Je n'ai aucun mal à m'identifier au personnage.
Les pages s'avalent, mais je ne peux pas vous parler de ce roman comme d'une histoire dans laquelle l'auteur est parvenu à se renouveler.
Un peu moins d'humour que d'habitude peut-être, même si les joutes verbales des deux agents spéciaux du FBI valent parfois le détour.
Quelques passages prêtent à sourire malgré tout, faisant un peu retomber la tension du lecteur.
"Certaines choses changent, mais d'une certaine manière tout reste immuable.
Je crois que la fatigue me rend philosophe."
"Entre le bien et le mal, nous choisissons tous le bien, sauf si cela va à l'encontre de nos intérêts."
Le seul aspect qui se distingue un tant soit peu du reste de la bibliographie de l'écrivain de soixante-et-un ans, c'est la simplicité de sa trame. Alors qu'en temps normal tout s'entremêle et se complexifie, que l'on nage dans un labyrinthe de pistes, ici c'est beaucoup plus simple de s'y retrouver : Oui-oui est en prison, Oui-oui est sur une fausse piste, La résolution du mystère Oui-oui. Ça reste évidemment rythmé et inattendu, mais plus en demi-teinte que ce à quoi nous étions habitués.

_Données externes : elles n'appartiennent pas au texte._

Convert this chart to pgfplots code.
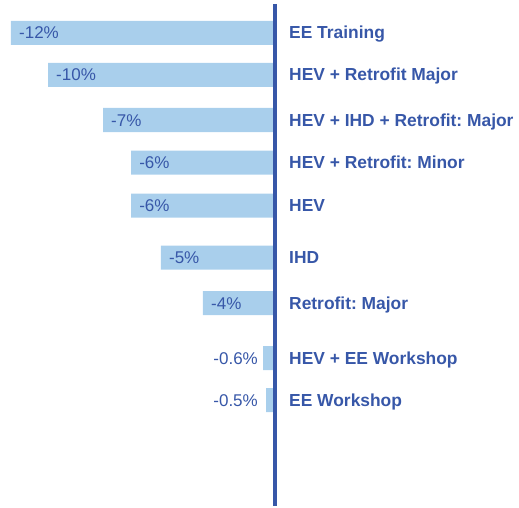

- Alors, tu as eu le temps de lire le roman David ?
- Oui, lui répondis-je, les yeux cernés par cette nuit presque blanche.
- Alors, qu'est-ce que tu penses de mettre en application ce stratagème infaillible pour qu'on puisse mener notre petite enquête à l'extérieur tous les deux ?
- Euh, je ne pense pas qu'on ait lu le même livre Rachel. Une partie de ton plan consiste donc à me laisser me battre avec un cannibale dégénéré et affamé qui me laissera à l'infirmerie ? Et une autre à tenter d'échapper à un gardien ripoux qui va vouloir m'abattre ? Tu n'as rien trouvé de mieux comme idée ?
- Alors excuse-moi, mais c'est la seule solution pour convaincre le directeur de la prison de t'aider.
- Mais tu sais que le directeur ici n'est pas mon parrain ni l'ami de mon père ? Qu'il ne va pas lever le petit doigt ?
- Il n'est pas trop tard pour te faire baptiser tu sais.
- Rachel, la prochaine fois tu pourras me ramener Les évadés de Stephen King ? Ou le comte de Monte-Cristo ? Ou l'échappé d'Alcatraz de J. Campbell Bruce ? Qu'on puisse se pencher sur des scénarios plus réalistes ? Je te remercie.